On the way to the workshop it was though to get a cab to where I needed to go so it took lots and lots and lots of phone calls to make myself understood about where exactly I was going which is Hein boeicoposeweg I think that is how it is called. But it was hell to talk to six different Dutch people who didn’t have a clue of what I was saying! Damn that took me to hell and back… I was afraid I would get lost. But then everything just went really well managed to get the correct pronunciation and got to the place!
I spent some time meeting and greeting other people who I meet the last time. I shared a bit of the lessons I had been learning. Later managed to just go off on my own to the woods where I channelled all of the ancestors of all the people attending the workshop, sat on the grown surrounded by threes I asked for blessings of the great spirit Gaya and the spirit of the threes for protection and grounded myself asked for blessing and protection from all my ancestors in my family line and my guides to help me do the work I had no idea why I had gone apart from feeling deeply grateful for all the little atoms that make me Odete.
Before beginningthe ceremony I saw Norberto then Rini the two main organisers it was good to see those faces again. A bit like before and after… But good.
We started the workshop I drank my first, second third as the rounds when on I notices it was taking an effect on people. I just lay there in my bed with my son’s teddy which is actually a puppy. Well these toys look so similar to one another these days. I mean when you seen one you seen them all I actually had a fear of teddies and clowns never quite liked them… I realised being a mother does change you so much. I actually brought the toy because it is my son’s favourite I always miss him so much. Even if I am only away for 3 days.

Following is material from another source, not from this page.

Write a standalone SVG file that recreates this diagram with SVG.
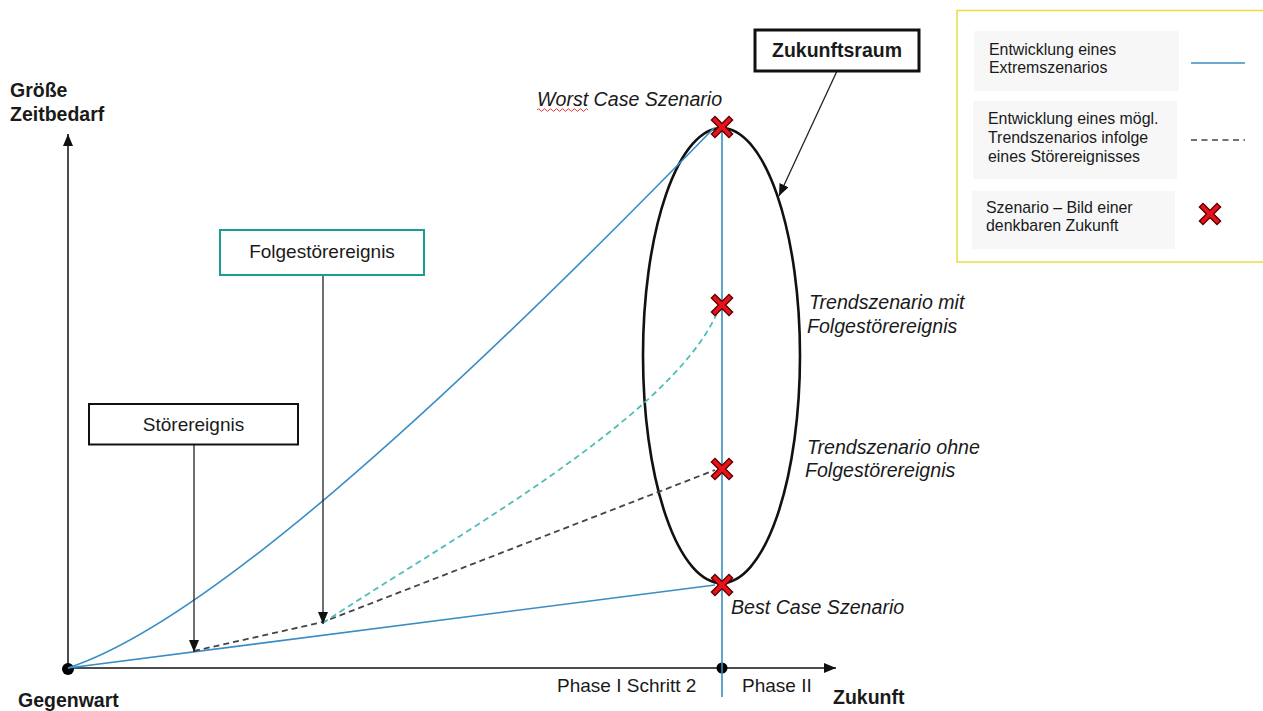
<svg xmlns="http://www.w3.org/2000/svg" width="1263" height="711" viewBox="0 0 1263 711">
<style>
text{font-family:"Liberation Sans",Arial,sans-serif;fill:#1a1a1a}
.b{font-weight:bold;font-size:19.5px}
.n{font-size:19px}
.i{font-style:italic;font-size:19.6px}
.lg{font-size:15.9px}
.blue{fill:none;stroke:#3a8dc4;stroke-width:1.6}
.ax{fill:none;stroke:#111;stroke-width:1.5}
.con{fill:none;stroke:#222;stroke-width:1.3}
.dash{fill:none;stroke:#444;stroke-width:1.8;stroke-dasharray:6 4}
.tdash{fill:none;stroke:#4fbdb6;stroke-width:1.8;stroke-dasharray:6 4}
.lgbox{fill:#f7f7f7;stroke:none}
</style>
<defs>
<marker id="ah" viewBox="0 0 12 10" refX="12" refY="5" markerWidth="12" markerHeight="10" orient="auto" markerUnits="userSpaceOnUse"><path d="M0,0 L12,5 L0,10 z" fill="#111"/></marker>
<g id="xm">
<path d="M-7,-7 L7,7 M-7,7 L7,-7" stroke="#5a0000" stroke-width="6.5" stroke-linecap="square"/>
<path d="M-7,-7 L7,7 M-7,7 L7,-7" stroke="#e8121a" stroke-width="3.8" stroke-linecap="square"/>
</g>
</defs>
<rect width="1263" height="711" fill="#fff"/>

<g id="axes">
<line class="ax" x1="68" y1="668" x2="68" y2="134" marker-end="url(#ah)"/>
<line class="ax" x1="68" y1="668" x2="836" y2="668" marker-end="url(#ah)"/>
<circle cx="68" cy="669" r="6" fill="#000"/>
<circle cx="722" cy="668" r="5.5" fill="#000"/>
<text class="b" x="10" y="97">Größe</text>
<text class="b" x="10" y="121">Zeitbedarf</text>
<text class="b" x="18" y="707">Gegenwart</text>
<text class="b" x="833" y="704">Zukunft</text>
<text class="n" x="557" y="692">Phase I Schritt 2</text>
<text class="n" x="742" y="692">Phase II</text>
</g>

<g id="zukunftsraum-ellipse">
<ellipse cx="721.5" cy="355.5" rx="78.5" ry="227.5" fill="none" stroke="#111" stroke-width="2.6"/>
</g>

<g id="connectors">
<line class="blue" x1="722" y1="127" x2="722" y2="697"/>
<path class="blue" d="M68,668 C200,625 430,420 714,128"/>
<line class="blue" x1="68" y1="668" x2="715" y2="585"/>
<polyline class="dash" points="194,651 323,622 715,470"/>
<path class="tdash" d="M323,623 C440,545 670,420 717,313"/>
<line class="con" x1="194" y1="445" x2="194" y2="652" marker-end="url(#ah)"/>
<line class="con" x1="323" y1="276" x2="323" y2="624" stroke="#444" marker-end="url(#ah)"/>
<line class="con" x1="837" y1="71" x2="779" y2="196" marker-end="url(#ah)"/>
</g>

<g id="scenarios">
<use href="#xm" x="722" y="127"/>
<use href="#xm" x="722" y="305"/>
<use href="#xm" x="722" y="469"/>
<use href="#xm" x="722" y="585"/>
<text class="i" x="537" y="106">Worst Case Szenario</text>
<path d="M537,110 q1.5,-2.5 3,0 t3,0 t3,0 t3,0 t3,0 t3,0 t3,0 t3,0 t3,0 t3,0 t3,0 t3,0 t3,0 t3,0 t3,0 t3,0 t3,0" fill="none" stroke="#e02020" stroke-width="0.9"/>
<text class="i" x="731" y="614">Best Case Szenario</text>
<text class="i" x="809" y="309">Trendszenario mit</text>
<text class="i" x="807" y="333">Folgestörereignis</text>
<text class="i" x="807" y="454">Trendszenario ohne</text>
<text class="i" x="805" y="477">Folgestörereignis</text>
</g>

<g id="stoerereignis">
<rect x="89" y="404" width="209" height="40.5" fill="#fff" stroke="#111" stroke-width="2"/>
<text class="n" x="193.5" y="431" text-anchor="middle">Störereignis</text>
</g>

<g id="folgestoerereignis">
<rect x="220" y="230" width="204" height="45" fill="#fff" stroke="#1a9e93" stroke-width="2"/>
<text class="n" x="322" y="258" text-anchor="middle">Folgestörereignis</text>
</g>

<g id="zukunftsraum">
<rect x="755" y="30" width="164" height="41" fill="#fff" stroke="#111" stroke-width="3"/>
<text class="b" x="837" y="57" text-anchor="middle">Zukunftsraum</text>
</g>

<g id="legend">
<rect x="957" y="10.5" width="310" height="251.5" fill="#fff" stroke="#e6df45" stroke-width="1.5"/>
<rect class="lgbox" x="974" y="31" width="205" height="60"/>
<rect class="lgbox" x="973" y="101" width="204" height="78"/>
<rect class="lgbox" x="972" y="191" width="203" height="58"/>
<text class="lg" x="989" y="55">Entwicklung eines</text>
<text class="lg" x="989" y="73">Extremszenarios</text>
<text class="lg" x="988" y="124">Entwicklung eines mögl.</text>
<text class="lg" x="988" y="143">Trendszenarios infolge</text>
<text class="lg" x="988" y="162">eines Störereignisses</text>
<text class="lg" x="986" y="213">Szenario – Bild einer</text>
<text class="lg" x="986" y="231">denkbaren Zukunft</text>
<line class="blue" x1="1191" y1="63" x2="1245" y2="63"/>
<line x1="1191" y1="140" x2="1245" y2="140" stroke="#444" stroke-width="1.3" stroke-dasharray="6 4.5"/>
<use href="#xm" x="1210" y="214"/>
</g>
</svg>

As I laid down and everyone was in their bed’s in this room with all these people who also came down to have their experience. I happened to choose the same place which I had chosen to sit on my first time there. We all sang a song together which is part of the ceremony at the ‘Cuof AAmsterdam then we all were asked to take our places and I just laid there I was tired from my journey and drifted into a haisy sleep almost forgot I had a body or a shame I even forgot I was there and then this guitar music started and then singing then I was back in my body and the reality sinked in that I am in the room with all those people who were sharing the workshop with me. I was quite upset because it was so nice not to be in my body, I then realized that the person singing was seating next to me and she had the sweetest voice but I hated her for bringing me back. At the same time I loved her sweet voice but couldn’t she have waited a little? Well obviously not, this made me laugh and I enjoyed the singing and it opened my heart and filled it with warmth. That evening it was special and sweet most of the first nights in the workshop they give us a light dose of Ayahuasca there were a lot of first timers there… I felt the medicine working though my body through the womb through my chest and heart areas and just lots of body work and I was just sharing with the medicine how grateful I was to be there with it inside my body together again blessing everyone in the room and their ancestors for being there for being together in that beautiful place.